Letter from R. M. Austin, Former Guyana Ambassador to Beijing, China
Dear Editor,
“Expanding NATO would be the most fateful error of American policy in the entire post-cold war era.”
George Kennan, former doyen of American diplomacy
As a diplomat for more than four decades I have been following events in your newspaper and other news outlets. I have been troubled by events leading to and during the invasion of Ukraine by forces of the Russian federation. I can therefore say that it is indeed a truism that when the first shot is fired in a war the first victim is often the truth.
I am of the view that we cannot allow the truth to perish on this occasion. If we do, the wrong lessons might be learnt. And if we forget the warning contained in this crisis the world might be inclined to make further and perhaps irrecoverable errors with dire consequences for the peaceful development of our planet.
We cannot, like Pontius Pilate, ask what is the truth and then wash our hands and walk away. As I said too much is at stake. The grim pictures depicted during the invasion of Ukraine, the relentless propaganda of the Western states, and the general ideological nimbus which now surrounds the Ukraine crisis tend to obscure the origins of this twentieth first century tragedy.
Even those with a modicum of historical understanding would know that both the Soviet Union and the Russian Republic of today have always been sensitive to developments on its borders with the states of Eastern Europe. That is why it is recorded that when the US in the person of former Secretary of State James Baker asked for Mikhail Gorbachev’s assistance in effecting the unification of Germany in the early 1990s, the condition laid down by the latter was that there would not be an expansion of NATO in Eastern Europe.
This agreement was observed until the election of Bill Clinton. When NATO expansion was encouraged by the Clinton administration, no less a person than the former doyen of American diplomacy, George Kennan, gave a dire warning of its implications. Writing in the New York Times of February 1997, at the age of 92, Kennan made this remarkable prescient observation:
“But something of the highest importance is at stake here. And perhaps it is not too late to advance a view that, I believe, is not only mine alone but is shared by a number of others with extensive and in most instances more recent experience in Russian matters. The view, bluntly stated, is that expanding NATO would be the most fateful error of American policy in the entire post-cold war era.”
Americans, in too many cases, are not possessed of a historical sense.

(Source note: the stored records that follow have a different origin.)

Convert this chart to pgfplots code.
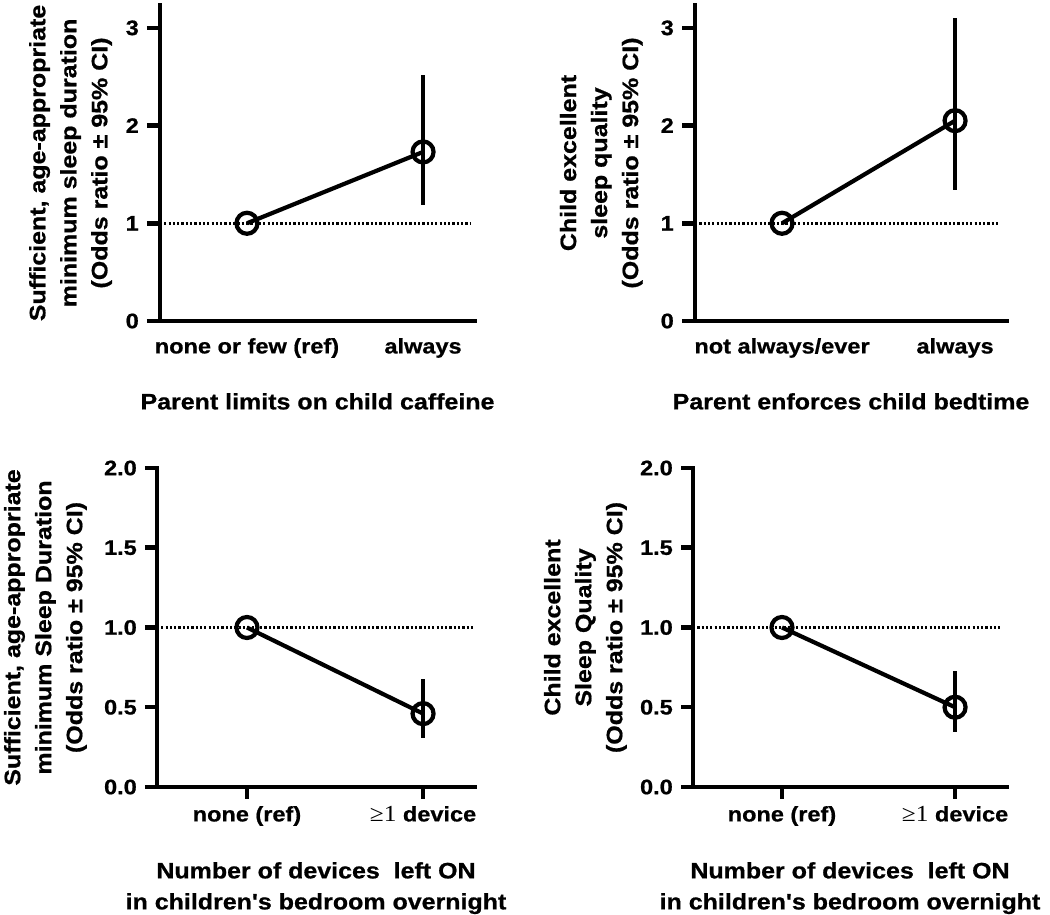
\documentclass[border=0pt]{standalone}
\usepackage{fontspec}
\setmainfont{Liberation Sans}[FakeStretch=1.12, Ligatures=TeXOff, BoldFeatures={FakeBold=0.8}]
\newfontfamily\serifnum{Liberation Serif}[FakeStretch=1.1]
\usepackage{pgfplots}
\pgfplotsset{compat=1.18}

\pgfplotsset{
  panel/.style={
    scale only axis,
    axis x line*=bottom, axis y line*=left,
    axis line style={-, line width=4.5pt, line cap=rect},
    tick align=outside,
    major tick length=13pt,
    tick style={line width=4.5pt, black},
    xtick={0,1},
    ymin=0,
    /pgf/number format/assume math mode=true,
    ticklabel style={font=\bfseries\fontsize{21}{21}\selectfont, inner sep=0pt},
    yticklabel style={xshift=-8pt},
    label style={font=\bfseries\fontsize{22.3}{31}\selectfont, align=center, inner sep=0pt},
    xlabel style={at={(axis description cs:0.5,0)}, anchor=north, yshift=-72pt},
    clip=false,
  },
  ref/.style={black, line width=2.6pt, dash pattern=on 2.2pt off 2.1pt, mark=none, forget plot},
  ebar/.style={black, mark=none, forget plot,
    error bars/.cd, y dir=both, y explicit,
    error bar style={line width=3.2pt, black}, error mark=none},
  est/.style={black, line width=4.2pt, mark=o, mark size=10.5pt,
    mark options={fill=white, line width=4.2pt, solid}},
}

\begin{document}
\begin{tikzpicture}
\path[use as bounding box] (0,0) rectangle (1050pt,915pt);

% top left: caffeine limits
\begin{axis}[panel,
  at={(160pt,594pt)}, anchor=south west,
  width=315pt, height=316pt,
  xmin=-0.494, xmax=1.295, ymax=3.234,
  ytick={0,1,2,3},
  xticklabels={none or few (ref), always},
  xtick style={draw=none},
  xticklabel style={yshift=-4pt},
  ylabel={Sufficient, age-appropriate\\minimum sleep duration\\(Odds ratio ± 95\% CI)},
  ylabel style={at={(axis description cs:-0.152,0.5)}, anchor=south},
  xlabel={Parent limits on child caffeine},
]
\addplot[ref] coordinates {(-0.494,1) (1.27,1)};
\addplot[ebar] coordinates {(1,1.73) += (0,0.79) -= (0,0.54)};
\addplot[est] coordinates {(0,1) (1,1.73)};
\end{axis}

% top right: bedtime enforcement
\begin{axis}[panel,
  at={(695pt,594pt)}, anchor=south west,
  width=312pt, height=316pt,
  xmin=-0.503, xmax=1.30, ymax=3.234,
  ytick={0,1,2,3},
  xticklabels={not always/ever, always},
  xtick style={draw=none},
  xticklabel style={yshift=-4pt},
  ylabel={Child excellent\\sleep quality\\(Odds ratio ± 95\% CI)},
  ylabel style={at={(axis description cs:-0.167,0.5)}, anchor=south},
  xlabel={Parent enforces child bedtime},
]
\addplot[ref] coordinates {(-0.503,1) (1.26,1)};
\addplot[ebar] coordinates {(1,2.05) += (0,1.05) -= (0,0.71)};
\addplot[est] coordinates {(0,1) (1,2.05)};
\end{axis}

% bottom left: devices, sleep duration
\begin{axis}[panel,
  at={(157pt,128pt)}, anchor=south west,
  width=318pt, height=319pt,
  xmin=-0.511, xmax=1.295, ymax=2,
  ytick={0,0.5,1,1.5,2},
  yticklabels={0.0,0.5,1.0,1.5,2.0},
  major tick length=12pt,
  xticklabels={none (ref), {{\serifnum\mdseries\fontsize{23}{23}\selectfont ≥1} device}},
  xticklabel style={yshift=-7pt},
  ylabel={Sufficient, age-appropriate\\minimum Sleep Duration\\(Odds ratio ± 95\% CI)},
  ylabel style={at={(axis description cs:-0.22,0.5)}, anchor=south},
  xlabel={Number of devices\ \ left ON\\in children's bedroom overnight},
  xlabel style={yshift=-3pt},
]
\addplot[ref] coordinates {(-0.511,1) (1.284,1)};
\addplot[ebar] coordinates {(1,0.46) += (0,0.22) -= (0,0.15)};
\addplot[est] coordinates {(0,1) (1,0.46)};
\end{axis}

% bottom right: devices, sleep quality
\begin{axis}[panel,
  at={(693pt,128pt)}, anchor=south west,
  width=314pt, height=319pt,
  xmin=-0.514, xmax=1.30, ymax=2,
  ytick={0,0.5,1,1.5,2},
  yticklabels={0.0,0.5,1.0,1.5,2.0},
  major tick length=12pt,
  xticklabels={none (ref), {{\serifnum\mdseries\fontsize{23}{23}\selectfont ≥1} device}},
  xticklabel style={yshift=-7pt},
  ylabel={Child excellent\\Sleep Quality\\(Odds ratio ± 95\% CI)},
  ylabel style={at={(axis description cs:-0.21,0.5)}, anchor=south},
  xlabel={Number of devices\ \ left ON\\in children's bedroom overnight},
  xlabel style={yshift=-3pt},
]
\addplot[ref] coordinates {(-0.514,1) (1.26,1)};
\addplot[ebar] coordinates {(1,0.50) += (0,0.23) -= (0,0.155)};
\addplot[est] coordinates {(0,1) (1,0.50)};
\end{axis}
\end{tikzpicture}
\end{document}
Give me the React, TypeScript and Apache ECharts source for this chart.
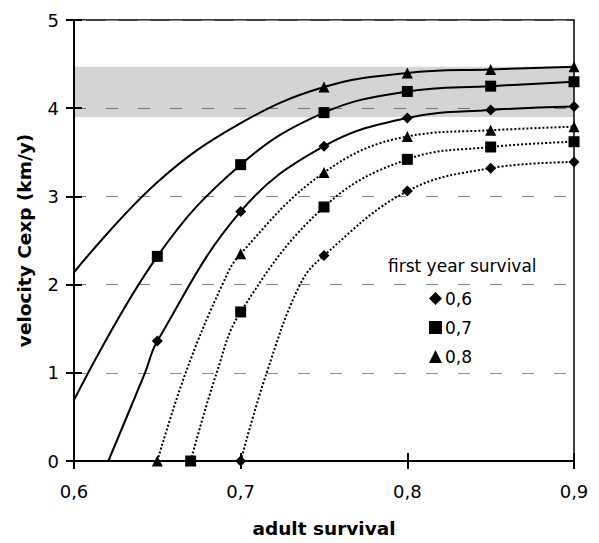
import React, { useEffect, useRef } from "react";
import * as echarts from "echarts";

// adult survival (x) vs velocity Cexp (y); curve points, markers shown at markerX
const solid06: number[][] = [[0.6206, 0], [0.6426, 1], [0.65, 1.36], [0.7, 2.83], [0.75, 3.57], [0.8, 3.89], [0.85, 3.98], [0.9, 4.02]];
const solid07: number[][] = [[0.6, 0.69], [0.65, 2.32], [0.7, 3.36], [0.75, 3.95], [0.8, 4.19], [0.85, 4.25], [0.9, 4.3]];
const solid08: number[][] = [[0.6, 2.14], [0.65, 3.16], [0.7, 3.83], [0.75, 4.24], [0.8, 4.4], [0.85, 4.44], [0.9, 4.47]];
const dotted06: number[][] = [[0.7, 0], [0.7156, 1], [0.7356, 2], [0.75, 2.33], [0.8, 3.06], [0.85, 3.32], [0.9, 3.39]];
const dotted07: number[][] = [[0.67, 0], [0.6856, 1], [0.7, 1.69], [0.75, 2.88], [0.8, 3.42], [0.85, 3.56], [0.9, 3.62]];
const dotted08: number[][] = [[0.65, 0], [0.667, 1], [0.689, 2], [0.7, 2.35], [0.75, 3.27], [0.8, 3.68], [0.85, 3.75], [0.9, 3.79]];

const markers06Solid = [0.65, 0.7, 0.75, 0.8, 0.85, 0.9];
const markers07Solid = [0.65, 0.7, 0.75, 0.8, 0.85, 0.9];
const markers08Solid = [0.75, 0.8, 0.85, 0.9];
const markers06Dotted = [0.7, 0.75, 0.8, 0.85, 0.9];
const markers07Dotted = [0.67, 0.7, 0.75, 0.8, 0.85, 0.9];
const markers08Dotted = [0.65, 0.7, 0.75, 0.8, 0.85, 0.9];

const band = [3.9, 4.47];
const xTicks = { min: 0.6, max: 0.9, interval: 0.1 };
const yTicks = { min: 0, max: 5, interval: 1 };
const legendNames = ["0,6", "0,7", "0,8"];

const FONT = "'DejaVu Sans', sans-serif";

function buildData(points: number[][], markers: number[], symbol: string, size: number) {
  return points.map((p) => {
    const has = markers.some((m) => Math.abs(m - p[0]) < 1e-6);
    return { value: p, symbol: has ? symbol : "none", symbolSize: size };
  });
}

export default function App() {
  const ref = useRef<HTMLDivElement>(null);
  useEffect(() => {
    if (!ref.current) return;
    const chart = echarts.init(ref.current, undefined, { renderer: "svg" });
    const mk = (name: string, pts: number[][], markers: number[], symbol: string, size: number, dotted: boolean, extra: any = {}) => ({
      type: "line",
      name,
      smooth: 0.4,
      clip: false,
      data: buildData(pts, markers, symbol, size),
      showSymbol: true,
      lineStyle: { color: "#000", width: 2, type: dotted ? [2, 2] : "solid" },
      itemStyle: { color: "#000" },
      ...extra,
    });
    const xFmt = (v: number) => v.toFixed(1).replace(".", ",");
    const axisBase = {
      axisLine: { show: true, lineStyle: { color: "#000", width: 2 } },
    };
    chart.setOption({
      animation: false,
      backgroundColor: "#fff",
      grid: { left: 74, right: 25, top: 20, bottom: 79, show: true, borderColor: "#000", borderWidth: 1.5, backgroundColor: "transparent" },
      legend: {
        orient: "vertical",
        left: 429,
        top: 290,
        padding: 0,
        itemGap: 12,
        itemWidth: 13,
        itemHeight: 13,
        textStyle: { fontFamily: FONT, fontSize: 17, color: "#000", padding: [0, 0, 0, -2] },
        data: [
          { name: legendNames[0], icon: "diamond" },
          { name: legendNames[1], icon: "rect" },
          { name: legendNames[2], icon: "triangle" },
        ],
        selectedMode: false,
      },
      graphic: [
        {
          type: "text",
          left: 388,
          top: 257,
          style: { text: "first year survival", font: `17px ${FONT}`, fill: "#000" },
        },
      ],
      xAxis: [
        {
          type: "value",
          ...xTicks,
          ...axisBase,
          name: "adult survival",
          nameLocation: "middle",
          nameGap: 58,
          nameTextStyle: { fontFamily: FONT, fontSize: 18.5, fontWeight: "bold", color: "#000" },
          axisTick: { show: true, length: 8, lineStyle: { color: "#000", width: 2 } },
          axisLabel: { formatter: xFmt, margin: 21, fontFamily: FONT, fontSize: 18, color: "#000" },
          splitLine: { show: false },
        },
        {
          type: "value",
          ...xTicks,
          position: "bottom",
          axisLine: { show: false },
          axisTick: { show: true, inside: true, length: 8, lineStyle: { color: "#000", width: 2 } },
          axisLabel: { show: false },
          splitLine: { show: false },
        },
      ],
      yAxis: [
        {
          type: "value",
          ...yTicks,
          ...axisBase,
          name: "velocity Cexp (km/y)",
          nameLocation: "middle",
          nameGap: 40,
          nameTextStyle: { fontFamily: FONT, fontSize: 18.5, fontWeight: "bold", color: "#000" },
          axisTick: { show: true, length: 8, lineStyle: { color: "#000", width: 2 } },
          axisLabel: { margin: 15, fontFamily: FONT, fontSize: 18, color: "#000" },
          splitLine: { show: true, lineStyle: { color: "#8a8a8a", width: 1, type: [12, 20] } },
        },
        {
          type: "value",
          ...yTicks,
          position: "left",
          axisLine: { show: false },
          axisTick: { show: true, inside: true, length: 8, lineStyle: { color: "#000", width: 2 } },
          axisLabel: { show: false },
          splitLine: { show: false },
        },
      ],
      series: [
        mk(legendNames[0], solid06, markers06Solid, "diamond", 11, false, {
          markArea: {
            silent: true,
            itemStyle: { color: "rgba(0,0,0,0.17)" },
            data: [[{ yAxis: band[0] }, { yAxis: band[1] }]],
          },
        }),
        mk(legendNames[1], solid07, markers07Solid, "rect", 11, false),
        mk(legendNames[2], solid08, markers08Solid, "triangle", 11, false),
        mk(legendNames[0], dotted06, markers06Dotted, "diamond", 11, true),
        mk(legendNames[1], dotted07, markers07Dotted, "rect", 11, true),
        mk(legendNames[2], dotted08, markers08Dotted, "triangle", 11, true),
      ],
    });
    return () => chart.dispose();
  }, []);
  return <div ref={ref} style={{ width: 599, height: 543, position: "absolute", left: 0, top: 0 }} />;
}
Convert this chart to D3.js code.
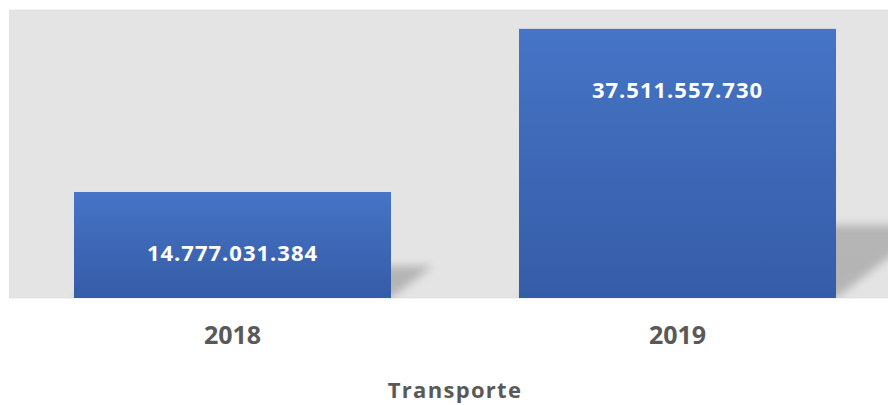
<!DOCTYPE html>
<html>
<head>
<meta charset="utf-8">
<script src="https://cdn.jsdelivr.net/npm/d3@7"></script>
<style>
  html, body { margin: 0; padding: 0; background: #ffffff; }
  svg { display: block; }
</style>
</head>
<body>
<svg id="chart" width="888" height="405"></svg>
<script>
// ---- data ----
const categories = ["2018", "2019"];
const values = [14777031384, 37511557730];
const valueLabels = ["14.777.031.384", "37.511.557.730"];
const axisTitle = "Transporte";

// ---- layout ----
const W = 888, H = 405;
const plot = { left: 9.5, right: 900, top: 10, bottom: 298 };

const svg = d3.select("#chart");
const defs = svg.append("defs");

const grad = defs.append("linearGradient")
  .attr("id", "barGrad").attr("x1", 0).attr("y1", 0).attr("x2", 0).attr("y2", 1);
grad.append("stop").attr("offset", "0%").attr("stop-color", "#4674C6");
grad.append("stop").attr("offset", "100%").attr("stop-color", "#355CA7");

defs.append("filter").attr("id", "blur")
  .attr("x", "-20%").attr("y", "-30%").attr("width", "140%").attr("height", "160%")
  .append("feGaussianBlur").attr("stdDeviation", 4);

defs.append("clipPath").attr("id", "plotClip")
  .append("rect").attr("x", plot.left).attr("y", plot.top)
  .attr("width", plot.right - plot.left).attr("height", plot.bottom - plot.top);

const x = d3.scaleBand()
  .domain(categories)
  .range([plot.left + 0.5, plot.right])
  .paddingInner(0.2876)
  .paddingOuter(0.1438);

const y = d3.scaleLinear()
  .domain([0, 40e9])
  .range([plot.bottom, plot.top + 1]);

// plot area background
svg.append("rect")
  .attr("x", plot.left).attr("y", plot.top)
  .attr("width", plot.right - plot.left).attr("height", plot.bottom - plot.top)
  .attr("fill", "#E4E4E4")
  .attr("stroke", "#DADADA").attr("stroke-width", 0.6);

const data = categories.map((c, i) => ({ c, v: values[i], label: valueLabels[i] }));

// shadows
const shadowG = svg.append("g").attr("clip-path", "url(#plotClip)");
shadowG.selectAll("path.shadow")
  .data(data).join("path")
  .attr("class", "shadow")
  .attr("d", d => {
    const x0 = x(d.c), x1 = x(d.c) + x.bandwidth();
    const yb = y(0);
    const h = y(0) - y(d.v);
    const sh = Math.max(0.27 * h, 32);
    const sk = 1.3 * sh;
    return `M${x0},${yb} L${x1},${yb} L${x1 + sk},${yb - sh} L${x0 + sk},${yb - sh} Z`;
  })
  .attr("fill", "#8E8E8E")
  .attr("opacity", 0.55)
  .attr("filter", "url(#blur)");

// bars
svg.selectAll("rect.bar")
  .data(data).join("rect")
  .attr("class", "bar")
  .attr("x", d => x(d.c))
  .attr("y", d => y(d.v))
  .attr("width", x.bandwidth())
  .attr("height", d => y(0) - y(d.v))
  .attr("fill", "url(#barGrad)");

// value labels
svg.selectAll("text.val")
  .data(data).join("text")
  .attr("class", "val")
  .attr("x", d => x(d.c) + x.bandwidth() / 2)
  .attr("y", d => y(d.v) + 69)
  .attr("text-anchor", "middle")
  .attr("font-family", "'Open Sans', sans-serif")
  .attr("font-weight", 700)
  .attr("font-size", 22)
  .attr("letter-spacing", 1)
  .attr("fill", "#FFFFFF")
  .text(d => d.label);

// category axis labels
const xAxis = d3.axisBottom(x).tickSize(0).tickPadding(0);
const axG = svg.append("g")
  .attr("transform", `translate(0, ${plot.bottom})`)
  .call(xAxis);
axG.select(".domain").remove();
axG.selectAll("text")
  .attr("dy", 0)
  .attr("y", 46)
  .attr("font-family", "'Open Sans', sans-serif")
  .attr("font-weight", 700)
  .attr("font-size", 25)
  .attr("fill", "#595959");

// axis title
svg.append("text")
  .attr("x", (x(categories[0]) + x(categories[1]) + x.bandwidth()) / 2)
  .attr("y", 398)
  .attr("text-anchor", "middle")
  .attr("font-family", "'Open Sans', sans-serif")
  .attr("font-weight", 700)
  .attr("font-size", 22)
  .attr("letter-spacing", 1.3)
  .attr("fill", "#595959")
  .text(axisTitle);
</script>
</body>
</html>
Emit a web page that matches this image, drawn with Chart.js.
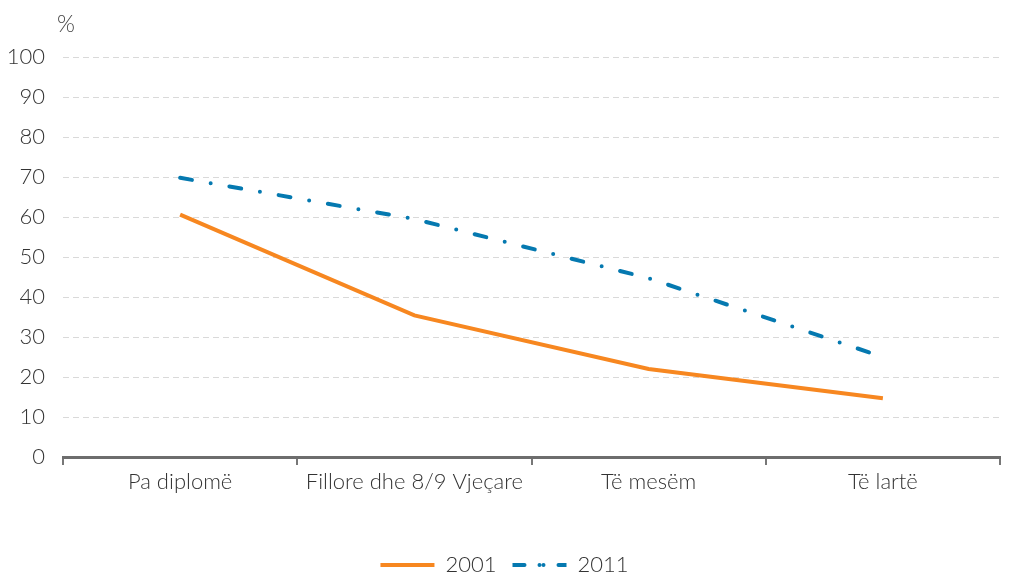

The Clinton administration ploughed ahead with the expansion of NATO into Eastern Europe embracing countries which were formerly members of the Warsaw Pact and which constituted the defense perimeter of the Soviet Union. One can draw a straight line from this development to the political and defensive actions taken by the Putin administration. I hasten to add that while Putin’s actions might be historically justified one must take issue with the methods he has utilized, methods which have also been used as a weapon by the major countries of the West.
The propaganda aimed at Russia over the Ukraine by the Western media is at best hypocritical. If the Russian federation is being hauled over the coals over the invasion of a smaller and weaker country, or for the violation of the UN charter and international law, the principle of the settlement of disputes between states by pacific means and the breach of internationally accepted borders, then these principles must apply to all states of the international community. For it is an established fact that when it comes to the trampling on the rights of small nations the Western countries have no rival.
One pleads in the name of justice that criticisms being made and the dire warnings being issued must be applied to all nations. I suspect that it is this consideration which have compelled some African states and India to abstain on the resolution in the Security Council calling on the international community to condemn the Russian Federation for the use of force in Ukraine. For Africa and India have been prominent victims of Western imperialism involving the use of force to change borders and the use of indiscriminate violence against their populations.
I do not write as a disinterested global citizen. As a person of African descent, I have a vested interest in seeing justice and the best principles of humanity triumph over the agony and the decivilization in the Ukraine. I must therefore refer to the racial discrimination which is so little noted in the Western media.
Ukraine and the Eastern European states for the Western world have become what Belgium was in the First World War and Poland was in the second: pure victims without sin. But this is not the case. We can see on a daily basis that African students who were studying in Ukraine are being prevented from leaving with the other refugees. Can Ukraine and the other Eastern European states fight for freedom and justice while denying them to African students?
I would like to see peace, justice and freedom return to Ukraine. But, in my judgement, this can only happen if the approach to the crisis is fair and humane and the interests of all the states, both historical and geopolitical, are taken into account. Justice can only be based on impartial facts.